PROBLEM STATEMENT:
Isolate every line in the records below with "this" in it.
===
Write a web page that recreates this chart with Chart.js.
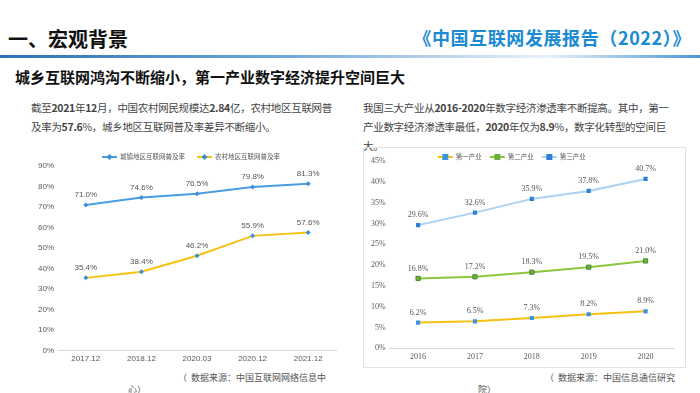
<!DOCTYPE html>
<html>
<head>
<meta charset="utf-8">
<script src="https://cdn.jsdelivr.net/npm/chart.js@4"></script>
<style>
  html, body { margin: 0; padding: 0; background: #fff; }
  body { width: 700px; height: 393px; position: relative; overflow: hidden;
         font-family: "Noto Sans CJK SC", "Noto Sans", sans-serif; }
  .abs { position: absolute; white-space: nowrap; }
  #h1 { left: 8px; top: 24px; font-size: 20px; font-weight: bold; color: #111; }
  #h2 { right: 9px; top: 24px; font-size: 18px; font-weight: bold; color: #1a8ad2; letter-spacing: 0.6px; }
  #rule { left: 0; top: 55px; width: 700px; height: 3px;
          background: linear-gradient(to right, #2a72b8 0%, #6ea6d8 40%, #e9f2fa 78%, #4d97d6 100%); }
  #sub { left: 15px; top: 66px; font-size: 15px; font-weight: bold; color: #111; }
  .para { font-size: 10.5px; color: #444; line-height: 19px; letter-spacing: -0.3px; }
  #p1 { left: 31px; top: 98px; }
  #p2 { left: 363px; top: 98px; }
  .note { font-size: 9px; color: #555; }
  #wrap1 { left: 30px; top: 152px; width: 310px; height: 216px; }
  #box2 { left: 363px; top: 147px; width: 323px; height: 221px; border: 1px solid #e2e2e2; box-sizing: border-box; }
  #wrap2 { left: 366px; top: 151px; width: 313px; height: 215px; }
</style>
</head>
<body>
<div class="abs" id="h1">一、宏观背景</div>
<div class="abs" id="h2">《中国互联网发展报告（2022）》</div>
<div class="abs" id="rule"></div>
<div class="abs" id="sub">城乡互联网鸿沟不断缩小，第一产业数字经济提升空间巨大</div>
<div class="abs para" id="p1">截至<b>2021</b>年<b>12</b>月，中国农村网民规模达<b>2.84</b>亿，农村地区互联网普<br>及率为<b>57.6</b>%，城乡地区互联网普及率差异不断缩小。</div>
<div class="abs para" id="p2">我国三大产业从<b>2016-2020</b>年数字经济渗透率不断提高。其中，第一<br>产业数字经济渗透率最低，<b>2020</b>年仅为<b>8.9</b>%，数字化转型的空间巨<br>大。</div>
<div class="abs" id="box2"></div>
<div class="abs" id="wrap1"><canvas id="c1"></canvas></div>
<div class="abs" id="wrap2"><canvas id="c2"></canvas></div>
<div class="abs note" style="left:178px;top:371px;">（&nbsp;&nbsp;数据来源：中国互联网网络信息中</div>
<div class="abs note" style="left:128px;top:383px;">心）</div>
<div class="abs note" style="left:545px;top:371px;">（&nbsp;&nbsp;数据来源：中国信息通信研究</div>
<div class="abs note" style="left:478px;top:383px;">院）</div>
<script>
const periods = ['2017.12', '2018.12', '2020.03', '2020.12', '2021.12'];
const urbanRate = [71.0, 74.6, 76.5, 79.8, 81.3];
const ruralRate = [35.4, 38.4, 46.2, 55.9, 57.6];

const years = ['2016', '2017', '2018', '2019', '2020'];
const primary = [6.2, 6.5, 7.3, 8.2, 8.9];
const secondary = [16.8, 17.2, 18.3, 19.5, 21.0];
const tertiary = [29.6, 32.6, 35.9, 37.8, 40.7];

// value labels above each point
const valueLabels = {
  id: 'valueLabels',
  afterDatasetsDraw(chart, args, opts) {
    const ctx = chart.ctx;
    ctx.save();
    ctx.font = opts.font;
    ctx.fillStyle = '#555';
    ctx.textAlign = 'center';
    ctx.textBaseline = 'middle';
    chart.data.datasets.forEach((ds, i) => {
      chart.getDatasetMeta(i).data.forEach((pt, j) => {
        ctx.fillText(ds.data[j].toFixed(1) + '%', pt.x, pt.y - 10);
      });
    });
    ctx.restore();
  }
};

// legend as line + marker, sitting above the plot
const lineLegend = {
  id: 'lineLegend',
  afterDraw(chart, args, opts) {
    const ctx = chart.ctx;
    ctx.save();
    ctx.font = opts.font;
    const items = chart.data.datasets.map(ds => ({ ds, w: 18 + ctx.measureText(ds.label).width }));
    const total = items.reduce((s, it) => s + it.w, 0) + opts.gap * (items.length - 1);
    let x = (chart.chartArea.left + chart.chartArea.right) / 2 - total / 2 + opts.offsetX;
    const y = opts.y;
    items.forEach(({ ds, w }) => {
      ctx.strokeStyle = ds.borderColor;
      ctx.lineWidth = 2;
      ctx.beginPath(); ctx.moveTo(x, y); ctx.lineTo(x + 15, y); ctx.stroke();
      ctx.fillStyle = ds.pointBackgroundColor;
      ctx.beginPath();
      if (ds.pointStyle === 'rectRot') {
        ctx.moveTo(x + 7.5, y - 3); ctx.lineTo(x + 10.5, y); ctx.lineTo(x + 7.5, y + 3); ctx.lineTo(x + 4.5, y);
      } else {
        ctx.rect(x + 4.5, y - 3, 6, 6);
      }
      ctx.closePath(); ctx.fill();
      ctx.fillStyle = '#595959';
      ctx.textAlign = 'left';
      ctx.textBaseline = 'middle';
      ctx.fillText(ds.label, x + 18, y);
      x += w + opts.gap;
    });
    ctx.restore();
  }
};

function axes(max, step, font) {
  return {
    x: {
      offset: true,
      grid: { display: false, drawTicks: false },
      border: { color: '#d9d9d9' },
      ticks: { padding: 4, color: '#595959', font: { family: font, size: 8 } }
    },
    y: {
      min: 0, max: max,
      grid: { display: false, drawTicks: false },
      border: { display: false },
      ticks: { stepSize: step, padding: 4, color: '#595959', font: { family: font, size: 8 },
               callback: v => v + '%' }
    }
  };
}

new Chart(document.getElementById('c1'), {
  type: 'line',
  data: {
    labels: periods,
    datasets: [{
      label: '城镇地区互联网普及率',
      data: urbanRate,
      borderColor: '#4a9de0',
      borderWidth: 2,
      pointStyle: 'rectRot',
      pointRadius: 2.5,
      pointBackgroundColor: '#3d8fdc',
      pointBorderWidth: 0
    }, {
      label: '农村地区互联网普及率',
      data: ruralRate,
      borderColor: '#f5c211',
      borderWidth: 2,
      pointStyle: 'rectRot',
      pointRadius: 2.5,
      pointBackgroundColor: '#3d8fdc',
      pointBorderWidth: 0
    }]
  },
  options: {
    responsive: true,
    maintainAspectRatio: false,
    animation: false,
    layout: { padding: { left: 4, right: 3, top: 14 } },
    plugins: {
      legend: { display: false },
      tooltip: { enabled: false },
      valueLabels: { font: '8px "Liberation Sans"' },
      lineLegend: { font: '6.5px "Noto Sans CJK SC"', y: 5, gap: 12, offsetX: -6 }
    },
    scales: axes(90, 10, '"Liberation Sans"')
  },
  plugins: [valueLabels, lineLegend]
});

new Chart(document.getElementById('c2'), {
  type: 'line',
  data: {
    labels: years,
    datasets: [{
      label: '第一产业',
      data: primary,
      borderColor: '#f5c211',
      borderWidth: 2,
      pointStyle: 'rect',
      pointRadius: 3,
      pointBackgroundColor: '#3d95e0',
      pointBorderWidth: 0
    }, {
      label: '第二产业',
      data: secondary,
      borderColor: '#8cc63f',
      borderWidth: 2,
      pointStyle: 'rect',
      pointRadius: 3,
      pointBackgroundColor: '#6fae3a',
      pointBorderColor: '#4f8a3a',
      pointBorderWidth: 1
    }, {
      label: '第三产业',
      data: tertiary,
      borderColor: '#a9d1f2',
      borderWidth: 2,
      pointStyle: 'rect',
      pointRadius: 3,
      pointBackgroundColor: '#2f80d8',
      pointBorderWidth: 0
    }]
  },
  options: {
    responsive: true,
    maintainAspectRatio: false,
    animation: false,
    layout: { padding: { left: 1, right: 4, top: 10 } },
    plugins: {
      legend: { display: false },
      tooltip: { enabled: false },
      valueLabels: { font: '8px "Liberation Serif"' },
      lineLegend: { font: '6.5px "Noto Sans CJK SC"', y: 6, gap: 8, offsetX: -20 }
    },
    scales: axes(45, 5, '"Liberation Serif"')
  },
  plugins: [valueLabels, lineLegend]
});
</script>
</body>
</html>
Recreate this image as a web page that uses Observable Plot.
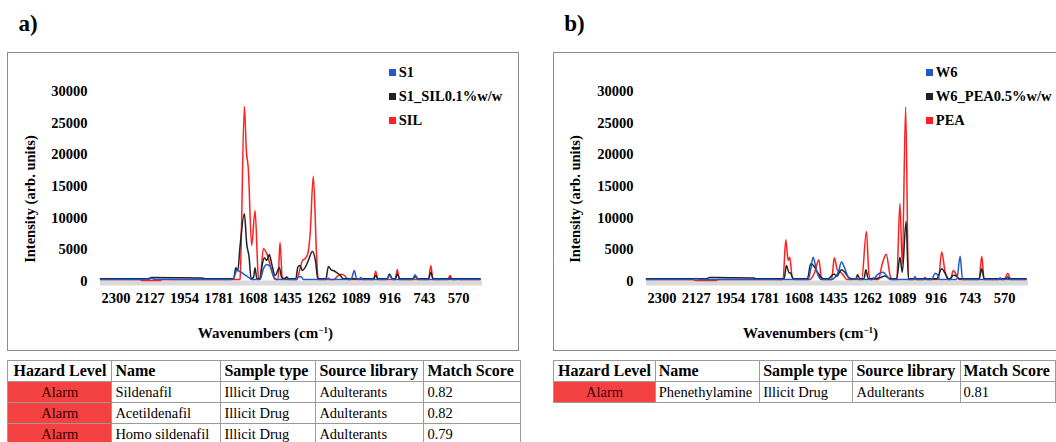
===
FINISHED ANSWER:
Write a web page that recreates this chart with Chart.js.
Recreate this image as a web page that uses Observable Plot.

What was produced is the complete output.